_PROBLEM DETAILS_
Give the data below again exactly as it stands. Omit the pictures.
— start DATA SEGMENT —
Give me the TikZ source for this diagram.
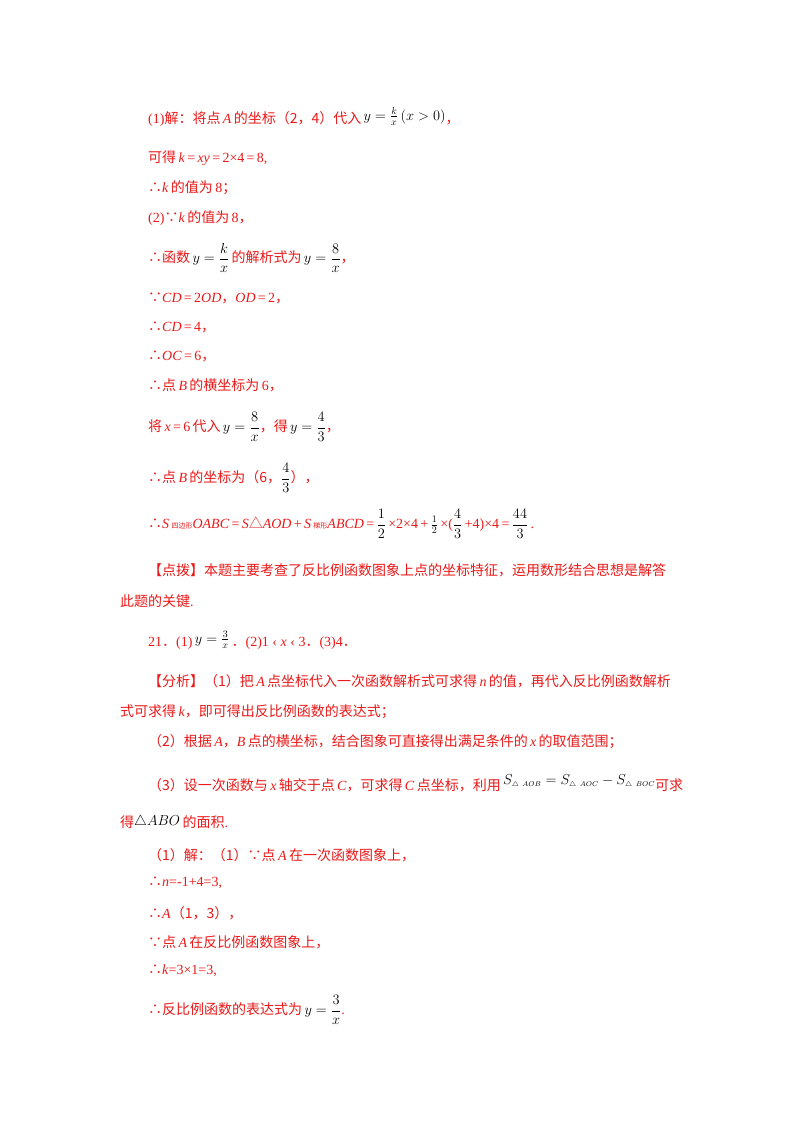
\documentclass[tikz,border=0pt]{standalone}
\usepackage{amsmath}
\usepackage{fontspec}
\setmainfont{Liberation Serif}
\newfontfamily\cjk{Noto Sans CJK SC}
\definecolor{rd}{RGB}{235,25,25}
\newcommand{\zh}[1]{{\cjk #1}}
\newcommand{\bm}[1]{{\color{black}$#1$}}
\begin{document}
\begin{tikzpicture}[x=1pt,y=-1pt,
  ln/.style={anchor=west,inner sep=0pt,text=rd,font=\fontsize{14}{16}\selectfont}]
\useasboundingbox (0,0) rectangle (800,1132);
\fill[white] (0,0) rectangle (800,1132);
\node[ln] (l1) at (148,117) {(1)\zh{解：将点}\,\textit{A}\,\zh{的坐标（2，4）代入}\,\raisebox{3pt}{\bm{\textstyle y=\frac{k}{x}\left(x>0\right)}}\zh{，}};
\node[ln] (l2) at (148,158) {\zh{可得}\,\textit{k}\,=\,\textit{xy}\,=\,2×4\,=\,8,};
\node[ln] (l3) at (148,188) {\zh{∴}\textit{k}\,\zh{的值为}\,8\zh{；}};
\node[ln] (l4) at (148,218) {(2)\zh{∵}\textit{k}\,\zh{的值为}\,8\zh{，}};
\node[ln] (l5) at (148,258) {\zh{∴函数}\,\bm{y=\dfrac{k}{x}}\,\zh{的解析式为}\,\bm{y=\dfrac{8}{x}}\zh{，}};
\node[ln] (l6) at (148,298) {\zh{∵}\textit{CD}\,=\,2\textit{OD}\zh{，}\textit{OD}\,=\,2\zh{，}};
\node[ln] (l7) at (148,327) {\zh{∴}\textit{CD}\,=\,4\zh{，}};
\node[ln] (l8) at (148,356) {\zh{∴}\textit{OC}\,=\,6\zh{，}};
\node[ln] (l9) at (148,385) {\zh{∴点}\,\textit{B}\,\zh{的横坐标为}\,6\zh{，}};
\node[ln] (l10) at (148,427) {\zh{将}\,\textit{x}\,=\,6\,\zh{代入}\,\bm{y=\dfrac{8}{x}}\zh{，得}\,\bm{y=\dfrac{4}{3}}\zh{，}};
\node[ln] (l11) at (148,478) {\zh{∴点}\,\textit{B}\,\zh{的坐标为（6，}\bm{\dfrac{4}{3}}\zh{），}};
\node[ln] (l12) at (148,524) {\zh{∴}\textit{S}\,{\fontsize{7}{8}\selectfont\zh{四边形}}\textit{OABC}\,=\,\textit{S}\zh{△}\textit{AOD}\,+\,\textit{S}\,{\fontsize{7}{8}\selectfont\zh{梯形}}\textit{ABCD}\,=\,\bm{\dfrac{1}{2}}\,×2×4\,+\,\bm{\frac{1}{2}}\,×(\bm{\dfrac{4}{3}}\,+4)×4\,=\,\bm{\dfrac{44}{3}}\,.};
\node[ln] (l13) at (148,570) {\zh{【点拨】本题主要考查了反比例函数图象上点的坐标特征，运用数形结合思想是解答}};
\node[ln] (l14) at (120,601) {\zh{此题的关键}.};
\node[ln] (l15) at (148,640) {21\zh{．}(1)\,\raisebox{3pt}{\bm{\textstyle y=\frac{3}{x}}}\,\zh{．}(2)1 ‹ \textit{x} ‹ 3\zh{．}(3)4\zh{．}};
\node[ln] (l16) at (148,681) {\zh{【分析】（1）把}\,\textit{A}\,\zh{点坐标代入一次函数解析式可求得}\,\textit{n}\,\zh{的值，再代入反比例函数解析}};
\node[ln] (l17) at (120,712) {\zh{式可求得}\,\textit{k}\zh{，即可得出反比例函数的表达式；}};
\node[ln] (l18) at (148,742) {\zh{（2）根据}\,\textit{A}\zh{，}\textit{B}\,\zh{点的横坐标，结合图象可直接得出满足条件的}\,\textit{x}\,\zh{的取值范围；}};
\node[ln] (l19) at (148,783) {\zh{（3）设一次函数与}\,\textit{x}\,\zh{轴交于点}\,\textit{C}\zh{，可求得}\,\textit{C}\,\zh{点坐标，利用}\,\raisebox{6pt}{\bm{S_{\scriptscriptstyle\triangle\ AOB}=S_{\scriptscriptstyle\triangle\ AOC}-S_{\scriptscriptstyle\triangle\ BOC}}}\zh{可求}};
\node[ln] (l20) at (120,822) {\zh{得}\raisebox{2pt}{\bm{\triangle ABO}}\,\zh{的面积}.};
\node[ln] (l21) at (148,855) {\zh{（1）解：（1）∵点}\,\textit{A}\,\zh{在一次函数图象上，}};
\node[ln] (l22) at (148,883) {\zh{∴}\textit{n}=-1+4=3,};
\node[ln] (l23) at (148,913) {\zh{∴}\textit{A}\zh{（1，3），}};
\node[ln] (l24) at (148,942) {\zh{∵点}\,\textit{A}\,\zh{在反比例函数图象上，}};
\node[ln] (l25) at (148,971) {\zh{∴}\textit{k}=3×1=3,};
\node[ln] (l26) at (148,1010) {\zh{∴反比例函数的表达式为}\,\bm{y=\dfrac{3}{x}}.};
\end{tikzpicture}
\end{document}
— end DATA SEGMENT —
_RESPONSE TO THIS EXERCISE_
Give me the TikZ source for this diagram.
\documentclass[tikz,border=0pt]{standalone}
\usepackage{amsmath}
\usepackage{fontspec}
\setmainfont{Liberation Serif}
\newfontfamily\cjk{Noto Sans CJK SC}
\definecolor{rd}{RGB}{235,25,25}
\newcommand{\zh}[1]{{\cjk #1}}
\newcommand{\bm}[1]{{\color{black}$#1$}}
\begin{document}
\begin{tikzpicture}[x=1pt,y=-1pt,
  ln/.style={anchor=west,inner sep=0pt,text=rd,font=\fontsize{14}{16}\selectfont}]
\useasboundingbox (0,0) rectangle (800,1132);
\fill[white] (0,0) rectangle (800,1132);
\node[ln] (l1) at (148,117) {(1)\zh{解：将点}\,\textit{A}\,\zh{的坐标（2，4）代入}\,\raisebox{3pt}{\bm{\textstyle y=\frac{k}{x}\left(x>0\right)}}\zh{，}};
\node[ln] (l2) at (148,158) {\zh{可得}\,\textit{k}\,=\,\textit{xy}\,=\,2×4\,=\,8,};
\node[ln] (l3) at (148,188) {\zh{∴}\textit{k}\,\zh{的值为}\,8\zh{；}};
\node[ln] (l4) at (148,218) {(2)\zh{∵}\textit{k}\,\zh{的值为}\,8\zh{，}};
\node[ln] (l5) at (148,258) {\zh{∴函数}\,\bm{y=\dfrac{k}{x}}\,\zh{的解析式为}\,\bm{y=\dfrac{8}{x}}\zh{，}};
\node[ln] (l6) at (148,298) {\zh{∵}\textit{CD}\,=\,2\textit{OD}\zh{，}\textit{OD}\,=\,2\zh{，}};
\node[ln] (l7) at (148,327) {\zh{∴}\textit{CD}\,=\,4\zh{，}};
\node[ln] (l8) at (148,356) {\zh{∴}\textit{OC}\,=\,6\zh{，}};
\node[ln] (l9) at (148,385) {\zh{∴点}\,\textit{B}\,\zh{的横坐标为}\,6\zh{，}};
\node[ln] (l10) at (148,427) {\zh{将}\,\textit{x}\,=\,6\,\zh{代入}\,\bm{y=\dfrac{8}{x}}\zh{，得}\,\bm{y=\dfrac{4}{3}}\zh{，}};
\node[ln] (l11) at (148,478) {\zh{∴点}\,\textit{B}\,\zh{的坐标为（6，}\bm{\dfrac{4}{3}}\zh{），}};
\node[ln] (l12) at (148,524) {\zh{∴}\textit{S}\,{\fontsize{7}{8}\selectfont\zh{四边形}}\textit{OABC}\,=\,\textit{S}\zh{△}\textit{AOD}\,+\,\textit{S}\,{\fontsize{7}{8}\selectfont\zh{梯形}}\textit{ABCD}\,=\,\bm{\dfrac{1}{2}}\,×2×4\,+\,\bm{\frac{1}{2}}\,×(\bm{\dfrac{4}{3}}\,+4)×4\,=\,\bm{\dfrac{44}{3}}\,.};
\node[ln] (l13) at (148,570) {\zh{【点拨】本题主要考查了反比例函数图象上点的坐标特征，运用数形结合思想是解答}};
\node[ln] (l14) at (120,601) {\zh{此题的关键}.};
\node[ln] (l15) at (148,640) {21\zh{．}(1)\,\raisebox{3pt}{\bm{\textstyle y=\frac{3}{x}}}\,\zh{．}(2)1 ‹ \textit{x} ‹ 3\zh{．}(3)4\zh{．}};
\node[ln] (l16) at (148,681) {\zh{【分析】（1）把}\,\textit{A}\,\zh{点坐标代入一次函数解析式可求得}\,\textit{n}\,\zh{的值，再代入反比例函数解析}};
\node[ln] (l17) at (120,712) {\zh{式可求得}\,\textit{k}\zh{，即可得出反比例函数的表达式；}};
\node[ln] (l18) at (148,742) {\zh{（2）根据}\,\textit{A}\zh{，}\textit{B}\,\zh{点的横坐标，结合图象可直接得出满足条件的}\,\textit{x}\,\zh{的取值范围；}};
\node[ln] (l19) at (148,783) {\zh{（3）设一次函数与}\,\textit{x}\,\zh{轴交于点}\,\textit{C}\zh{，可求得}\,\textit{C}\,\zh{点坐标，利用}\,\raisebox{6pt}{\bm{S_{\scriptscriptstyle\triangle\ AOB}=S_{\scriptscriptstyle\triangle\ AOC}-S_{\scriptscriptstyle\triangle\ BOC}}}\zh{可求}};
\node[ln] (l20) at (120,822) {\zh{得}\raisebox{2pt}{\bm{\triangle ABO}}\,\zh{的面积}.};
\node[ln] (l21) at (148,855) {\zh{（1）解：（1）∵点}\,\textit{A}\,\zh{在一次函数图象上，}};
\node[ln] (l22) at (148,883) {\zh{∴}\textit{n}=-1+4=3,};
\node[ln] (l23) at (148,913) {\zh{∴}\textit{A}\zh{（1，3），}};
\node[ln] (l24) at (148,942) {\zh{∵点}\,\textit{A}\,\zh{在反比例函数图象上，}};
\node[ln] (l25) at (148,971) {\zh{∴}\textit{k}=3×1=3,};
\node[ln] (l26) at (148,1010) {\zh{∴反比例函数的表达式为}\,\bm{y=\dfrac{3}{x}}.};
\end{tikzpicture}
\end{document}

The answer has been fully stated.